M. Sébastien Jumel, rapporteur
Puisqu’il s’agit d’une volonté partagée sur l’ensemble des bancs, nous considérons qu’il est important d’affirmer que le groupe EDF, en tant que fleuron industriel français placé sous la protection de la nation, n’a en aucune façon vocation à être démembré.
Cet objectif politique, inscrit dans le titre, préside à la genèse de ce texte.
Mme Émilie Bonnivard
Exactement !
M. Sébastien Jumel, rapporteur
Je rappelle que cette démarche transpartisane est née à Montreuil, lors du serment de Montreuil. Olivier Marleix était présent, tout comme Philippe Brun, François Ruffin et moi-même. À l’époque, le projet Hercule était dans toutes les têtes et nous étions décidés à empêcher toute tentative de saucissonner EDF pour le vendre par appartements. Je me réjouis que ce projet ne soit plus à l’ordre du jour et que Bruno Le Maire l’ait annoncé.
Mme Nadia Hai
Enlevez le mot « démembrement », dans ce cas !
M. Sébastien Jumel, rapporteur
Je me réjouis également que le président d’EDF, Luc Rémont, considère que le caractère intégré de l’entreprise est un gage de son efficacité.
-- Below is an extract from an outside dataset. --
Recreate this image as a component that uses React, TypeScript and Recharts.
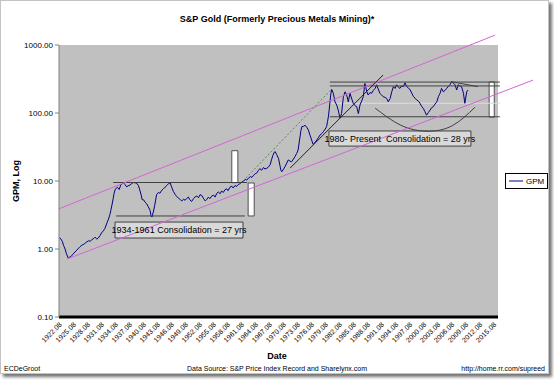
import { LineChart, Line, XAxis, YAxis, CartesianGrid, ReferenceLine, ReferenceArea } from "recharts";

const FONT = "Arial, 'Liberation Sans', Helvetica, sans-serif";

// GPM index (decimal year, index value)
const gpmDates = [
  1922.6, 1922.9, 1923.2, 1923.5, 1923.8, 1924.1, 1924.5, 1924.8, 1925.1, 1925.5, 1925.9,
  1926.3, 1926.7, 1927.0, 1927.4, 1927.8, 1928.1, 1928.5, 1928.8, 1929.2, 1929.5, 1929.9,
  1930.2, 1930.6, 1930.9, 1931.3, 1931.6, 1932.0, 1932.35, 1932.6, 1932.8, 1933.1, 1933.4,
  1933.6, 1933.8, 1934.1, 1934.3, 1934.5, 1934.8, 1935.0, 1935.4, 1935.7, 1936.0, 1936.3,
  1936.6, 1937.0, 1937.3, 1937.7, 1938.0, 1938.4, 1938.8, 1939.1, 1939.5, 1939.8,
  1940.1, 1940.3, 1940.6, 1940.9, 1941.3, 1941.6, 1942.0, 1942.2, 1942.4, 1942.7,
  1943.0, 1943.4, 1943.8, 1944.1, 1944.5, 1944.8, 1945.2, 1945.6, 1946.0, 1946.3,
  1946.6, 1947.0, 1947.4, 1947.7, 1948.1, 1948.5, 1948.8, 1949.2, 1949.5, 1949.8,
  1950.2, 1950.5, 1950.9, 1951.3, 1951.6, 1952.0, 1952.4, 1952.7, 1953.1, 1953.4,
  1953.8, 1954.1, 1954.5, 1954.8, 1955.2, 1955.6, 1955.9, 1956.3, 1956.6, 1957.0,
  1957.3, 1957.7, 1958.0, 1958.4, 1958.7, 1959.1, 1959.5, 1959.8,
  1960.2, 1960.5, 1960.9, 1961.2, 1961.6, 1962.0, 1962.4, 1962.7, 1963.1, 1963.5,
  1963.8, 1964.2, 1964.5, 1964.8, 1965.2, 1965.5, 1965.9, 1966.3, 1966.6, 1967.0,
  1967.3, 1967.7, 1968.0, 1968.3, 1968.6, 1968.8, 1969.1, 1969.5, 1969.8,
  1970.0, 1970.2, 1970.6, 1970.9, 1971.3, 1971.6, 1972.0, 1972.3, 1972.7, 1973.0,
  1973.4, 1973.7, 1974.0, 1974.3, 1974.5, 1974.9, 1975.2, 1975.6, 1975.9, 1976.3,
  1976.6, 1976.9, 1977.2, 1977.7, 1978.0, 1978.4, 1978.8, 1979.1, 1979.5, 1979.8,
  1980.0, 1980.2, 1980.5, 1980.7, 1980.9, 1981.24, 1981.6, 1981.96, 1982.3, 1982.67,
  1983.0, 1983.4, 1983.76, 1984.1, 1984.45, 1984.8, 1985.2, 1985.5, 1985.9, 1986.25,
  1986.6, 1986.95, 1987.3, 1987.66, 1988.0, 1988.4, 1988.7, 1989.1, 1989.45, 1989.8,
  1990.2, 1990.5, 1990.85, 1991.2, 1991.55, 1991.9, 1992.3, 1992.7, 1993.0, 1993.4,
  1993.75, 1994.1, 1994.45, 1994.8, 1995.15, 1995.5, 1995.85, 1996.2, 1996.6, 1996.95,
  1997.3, 1997.7, 1998.05, 1998.4, 1998.75, 1999.1, 1999.45, 1999.8,
  2000.15, 2000.5, 2000.85, 2001.2, 2001.6, 2001.95, 2002.3, 2002.65, 2003.0, 2003.4,
  2003.75, 2004.1, 2004.4, 2004.8, 2005.15, 2005.5, 2005.85, 2006.2, 2006.6, 2006.95,
  2007.3, 2007.65, 2008.0, 2008.35, 2008.7, 2009.1, 2009.4, 2009.8, 2010.1,
];
const gpmValues = [
  1.48, 1.4, 1.3, 1.12, 1.0, 0.85, 0.73, 0.76, 0.78, 0.84, 0.9,
  0.96, 1.03, 1.08, 1.14, 1.17, 1.22, 1.28, 1.32, 1.3, 1.37, 1.42,
  1.49, 1.4, 1.45, 1.58, 1.72, 1.85, 2.02, 2.25, 2.45, 2.75, 3.2,
  3.7, 4.3, 5.5, 6.6, 7.4, 7.9, 8.1, 7.5, 8.7, 9.0, 9.5,
  8.9, 8.2, 8.5, 8.7, 9.1, 9.5, 9.4, 9.3, 8.6, 7.4,
  6.2, 5.3, 5.3, 4.9, 4.6, 4.2, 3.7, 3.1, 2.95, 3.5,
  4.4, 6.3, 6.8, 6.6, 7.3, 7.6, 8.1, 8.6, 9.2, 9.4,
  8.2, 7.0, 6.3, 5.9, 5.6, 5.3, 5.1, 5.4, 5.2, 5.5,
  5.8, 5.3, 5.0, 5.5, 5.8, 6.0, 5.7, 6.3, 6.1, 5.6,
  5.1, 5.3, 5.8, 5.5, 6.0, 6.2, 5.8, 6.6, 6.9, 6.5,
  7.1, 6.8, 7.4, 7.7, 7.2, 8.1, 8.4, 7.9,
  8.6, 8.3, 8.9, 9.1, 9.6, 9.9, 10.6, 10.3, 11.1, 11.6,
  11.3, 12.2, 12.8, 13.0, 14.3, 15.2, 14.4, 15.8, 15.0, 15.4,
  15.9, 17.3, 20.4, 23.8, 26.5, 27.0, 24.5, 21.5, 17.0,
  14.5, 13.7, 15.0, 16.3, 18.5, 20.4, 19.5, 19.2, 21.0, 22.7,
  25.5, 28.5, 40, 55, 63, 64, 66, 61, 56, 46,
  40, 34.5, 36, 40, 43, 47.5, 50, 53, 58, 63,
  75, 90, 140, 190, 222, 195, 146, 131, 110, 84,
  98, 174, 205, 184, 146, 195, 160, 139, 128, 124,
  98, 131, 150, 174, 272, 205, 184, 200, 195, 215,
  230, 260, 225, 195, 185, 174, 170, 163, 146, 163,
  205, 244, 230, 260, 240, 230, 250, 244, 278, 244,
  235, 218, 195, 174, 165, 155, 150, 139,
  125, 117, 105, 93, 102, 110, 120, 124, 135, 146,
  175, 195, 230, 205, 215, 230, 245, 260, 290, 275,
  260, 218, 260, 250, 244, 195, 139, 205, 218,
];

const dateLabels = [
  "1922.08", "1925.08", "1928.08", "1931.08", "1934.08", "1937.08", "1940.08", "1943.08",
  "1946.08", "1949.08", "1952.08", "1955.08", "1958.08", "1961.08", "1964.08", "1967.08",
  "1970.08", "1973.08", "1976.08", "1979.08", "1982.08", "1985.08", "1988.08", "1991.08",
  "1994.08", "1997.08", "2000.08", "2003.08", "2006.08", "2009.08", "2012.08", "2015.08",
];
const logTicks = [0.1, 1, 10, 100, 1000];

// hand-drawn overlays, in (year, GPM) units
const upperChannel = [{ t: 1922.5, v: 3.9 }, { t: 2015.9, v: 1400 }];
const lowerChannel = [{ t: 1924.2, v: 0.71 }, { t: 2024.0, v: 305 }];
const blowOffLine = [{ t: 1961.9, v: 10 }, { t: 1980.7, v: 218 }];
const supportLine = [{ t: 1972.0, v: 15.5 }, { t: 1991.9, v: 362 }];
const topFade = [{ t: 2006.6, v: 288 }, { t: 2012.2, v: 244 }];
const basinArc = [
  { t: 1990.2, v: 118 }, { t: 1995.7, v: 66 }, { t: 2001.3, v: 54 },
  { t: 2006.7, v: 65 }, { t: 2011.6, v: 122 },
];
const rangeLines = [
  { x1: 1934.1, x2: 1962.8, v: 9.5 },
  { x1: 1934.7, x2: 1962.3, v: 3.06 },
  { x1: 1980.5, x2: 2016.9, v: 285 },
  { x1: 1980.5, x2: 2016.9, v: 250 },
  { x1: 1980.5, x2: 2016.9, v: 88 },
];
const midLine = { x1: 1980.5, x2: 2016.9, v: 139 };
const measureBars = [
  { x1: 1959.5, x2: 1960.8, y1: 9.45, y2: 27.9 },
  { x1: 1963.0, x2: 1964.3, y1: 3.06, y2: 9.35 },
  { x1: 2014.6, x2: 2015.7, y1: 87, y2: 286 },
];
const noteBoxes = [
  { x1: 1934.5, x2: 1961.9, y1: 1.45, y2: 2.49, text: "1934-1961 Consolidation = 27 yrs" },
  { x1: 1980.3, x2: 2010.7, y1: 32.6, y2: 54.4, text: "1980- Present\u00a0\u00a0Consolidation = 28 yrs" },
];

const gpmData = gpmDates.map((t, i) => ({ t, gpm: gpmValues[i] }));
const tickYears = dateLabels.map((l) => parseInt(l, 10) + 7 / 12);

const PINK = "#d366d3";

function DateTick({ x, y, payload }: any) {
  const label = `${Math.floor(payload.value + 0.01)}.08`;
  const tx = x + 3;
  const ty = y + 5;
  return (
    <text x={tx} y={ty} transform={`rotate(-45 ${tx} ${ty})`} textAnchor="end" fontSize={7} fill="#000">
      {label}
    </text>
  );
}

export default function App() {
  return (
    <div style={{ position: "relative", width: 554, height: 380, fontFamily: FONT, background: "#fff" }}>
      <style>{"body{margin:0}"}</style>
      <div
        style={{
          position: "absolute", left: 0, top: 0, width: 547, height: 372,
          border: "1px solid #c4c4c4", boxShadow: "3px 3px 3px rgba(0,0,0,0.55)", background: "#fff",
        }}
      />
      <div style={{ position: "absolute", left: 0, top: 0 }}>
        <LineChart width={554} height={380} margin={{ top: 45, right: 56, bottom: 28, left: 9 }}>
          <CartesianGrid fill="#c0c0c0" stroke="none" horizontal={false} vertical={false} />
          <XAxis
            type="number"
            dataKey="t"
            domain={[1922.5, 2016.5]}
            allowDataOverflow
            ticks={tickYears}
            interval={0}
            height={35}
            tickSize={0}
            tickMargin={3}
            tickLine={false}
            axisLine={{ stroke: "#000", strokeWidth: 3 }}
            tick={<DateTick />}
          />
          <YAxis
            scale="log"
            domain={[0.1, 1000]}
            allowDataOverflow
            ticks={logTicks}
            width={50}
            tickSize={4}
            tickMargin={2}
            tickFormatter={(v: number) => v.toFixed(2)}
            tick={{ fontSize: 8, fill: "#000" }}
            axisLine={{ stroke: "#808080" }}
            tickLine={{ stroke: "#808080" }}
          />
          <ReferenceLine
            segment={[{ x: midLine.x1, y: midLine.v }, { x: midLine.x2, y: midLine.v }]}
            stroke="#dedede"
            ifOverflow="visible"
          />
          <Line
            data={gpmData}
            dataKey="gpm"
            name="GPM"
            stroke="#000080"
            strokeWidth={1}
            dot={false}
            type="linear"
            isAnimationActive={false}
          />
          <Line
            data={basinArc}
            dataKey="v"
            stroke="#404040"
            strokeWidth={1}
            dot={false}
            type="natural"
            legendType="none"
            isAnimationActive={false}
          />
          {rangeLines.map((r, i) => (
            <ReferenceLine
              key={`r${i}`}
              segment={[{ x: r.x1, y: r.v }, { x: r.x2, y: r.v }]}
              stroke="#404040"
              ifOverflow="visible"
            />
          ))}
          <ReferenceLine
            segment={[{ x: upperChannel[0].t, y: upperChannel[0].v }, { x: upperChannel[1].t, y: upperChannel[1].v }]}
            stroke={PINK}
            ifOverflow="visible"
          />
          <ReferenceLine
            segment={[{ x: lowerChannel[0].t, y: lowerChannel[0].v }, { x: lowerChannel[1].t, y: lowerChannel[1].v }]}
            stroke={PINK}
            ifOverflow="visible"
          />
          <ReferenceLine
            segment={[{ x: blowOffLine[0].t, y: blowOffLine[0].v }, { x: blowOffLine[1].t, y: blowOffLine[1].v }]}
            stroke="#4f8f4f"
            strokeDasharray="2 2"
            ifOverflow="visible"
          />
          <ReferenceLine
            segment={[{ x: supportLine[0].t, y: supportLine[0].v }, { x: supportLine[1].t, y: supportLine[1].v }]}
            stroke="#202020"
            ifOverflow="visible"
          />
          <ReferenceLine
            segment={[{ x: topFade[0].t, y: topFade[0].v }, { x: topFade[1].t, y: topFade[1].v }]}
            stroke="#404040"
            ifOverflow="visible"
          />
          {measureBars.map((b, i) => (
            <ReferenceArea
              key={`b${i}`}
              x1={b.x1}
              x2={b.x2}
              y1={b.y1}
              y2={b.y2}
              fill="#ffffff"
              fillOpacity={1}
              stroke="#505050"
              ifOverflow="visible"
            />
          ))}
          {noteBoxes.map((n, i) => (
            <ReferenceArea
              key={`n${i}`}
              x1={n.x1}
              x2={n.x2}
              y1={n.y1}
              y2={n.y2}
              fill="#d9d9d9"
              fillOpacity={1}
              stroke="#404040"
              ifOverflow="visible"
              label={{ value: n.text, position: "center", fontSize: 9, fill: "#000" }}
            />
          ))}
        </LineChart>
      </div>
      <div style={{ position: "absolute", left: 0, top: 13, width: 554, textAlign: "center", fontSize: 9, fontWeight: "bold", lineHeight: "12px" }}>
        S&amp;P Gold (Formerly Precious Metals Mining)*
      </div>
      <div
        style={{
          position: "absolute", left: 16, top: 181, fontSize: 9, fontWeight: "bold", lineHeight: "10px",
          whiteSpace: "nowrap", transform: "translate(-50%, -50%) rotate(-90deg)",
        }}
      >
        GPM, Log
      </div>
      <div style={{ position: "absolute", left: 0, top: 351, width: 554, textAlign: "center", fontSize: 9, fontWeight: "bold", lineHeight: "11px" }}>
        Date
      </div>
      <div style={{ position: "absolute", left: 0, top: 364, width: 554, textAlign: "center", fontSize: 7, lineHeight: "9px" }}>
        Data Source: S&amp;P Price Index Record and Sharelynx.com
      </div>
      <div style={{ position: "absolute", left: 4, top: 364, fontSize: 7, lineHeight: "9px" }}>ECDeGroot</div>
      <div style={{ position: "absolute", right: 9, top: 364, fontSize: 7, lineHeight: "9px" }}>http://home.rr.com/supreed</div>
      <div
        style={{
          position: "absolute", left: 505, top: 173, width: 41, height: 14, border: "1px solid #000",
          background: "#fff", display: "flex", alignItems: "center", fontSize: 8,
        }}
      >
        <svg width={20} height={14}>
          <line x1={3} y1={7} x2={17} y2={7} stroke="#000080" strokeWidth={1} />
        </svg>
        <span>GPM</span>
      </div>
    </div>
  );
}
Cependant, comme dirait ma grand-mère, un tiens vaut mieux que deux tu l’auras. Inscrire « démembrement » dans le texte, c’est faire en sorte qu’un tel projet ne revienne dans aucune tête à quelque moment que ce soit. C’est la raison pour laquelle nous ne voulons plus modifier le titre. (Applaudissements sur plusieurs bancs des groupes LFI-NUPES, SOC, GDR-NUPES et Écolo-NUPES. – Mme Émilie Bonnivard applaudit également.)
Mme la présidente
Quel est l’avis du Gouvernement ?
M. Roland Lescure, ministre délégué
Loin de moi l’idée de parler au nom de la majorité, mais j’imagine que si elle reprend l’amendement de la commission, c’est qu’il fait tout de même un peu sens. Il faudra m’expliquer, messieurs les rapporteurs, comment vous parvenez à imaginer que l’extension des TRVE aux boulangers, aux artisans et aux petites communes (Exclamations sur les bancs du groupe LFI-NUPES. – Brouhaha)…
Mme la présidente
S’il vous plaît, seul M. le ministre a la parole. Sinon, on ne l’entend pas.
M. Roland Lescure, ministre délégué
…protège le groupe EDF d’un démembrement.